One of my favourite authors is Lawrence Durrell (see my blog on The Alexandria Quartet and The Avignon Quintet) and as well as loving his writing I’ve always been captivated by his life and his family’s links to Greece. So when I saw Amateurs in Eden by Joanna Hodgkin reviewed in the Guardian, I immediately put it on my reading list.

It’s the story, told by Nancy’s daughter, of the marriage of Nancy and Lawrence Durrell, and particularly their time in Corfu, a fictionalised version of which is also found in My Family and Other Animals by Gerald Durrell, one of my favourite books as a child. It is a fascinating story of the development of the characters of two young and extremely talented people as they find their way in the world. I loved reading about how they hid themselves away from all distractions, first in rural West Sussex (not very far from where we have just moved to) and then in Corfu, and struggled to create great art.
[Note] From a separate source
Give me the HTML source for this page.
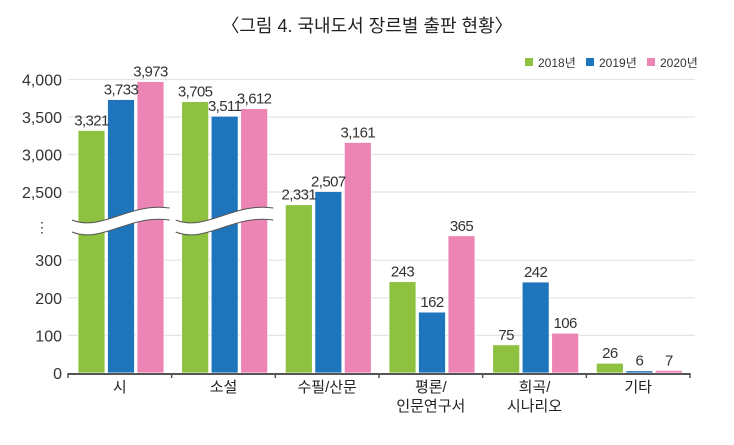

I knew nothing of Nancy’s talent as a painter, the fact that her money supported his development as a writer, or the brave choices she made to escape her awful family. I did know that his treatment of, and attitude to, women was dreadful, but it was still chilling to read how their marriage disintegrated thanks largely to his bad bahaviour and quashing of her spirit. What I liked about this book though, was that it challenges the assumption that Nancy was just a silent and boring victim, and shows how she used her determination and courage to leave him as she had once left her parents, and to bring up a young child on her own in the extraordinary circumstances of wartime Palestine, having first dramatically fled the Nazis with Lawrence in a fishing boat.

When Drew and I went to Corfu a year ago, we hired a small boat in Paleokastritsa and sailed up and down the west coast and found the beaches of Agios Giorgios and Myrtiotissa, which Lawrence Durrell famously described as ‘perhaps the loveliest beach in the world’. Of all the places I’ve swam in Europe, the Caribbean, south-east Asia and Australia, I’ve never been in such clear blue warm water and had a beach to ourselves in such isolated splendour. If you pick your itinerary carefully, the island is still The Emerald Isle it was in the Durrells day.

One thought on “Amateurs in Eden

  1. What a coincidence, I’m currently reading Amateurs in Eden, indeed just before lunch I finished Chapter 6 ‘Prospero’s Island’. It is such a gently written book, and you certainly get to appreciate a previously un-imagined side of Nancy. I too visited Corfu, but that was twenty years ago, but I remember hiring a motor cycle and making a pilgrimage to the White House at Kalami.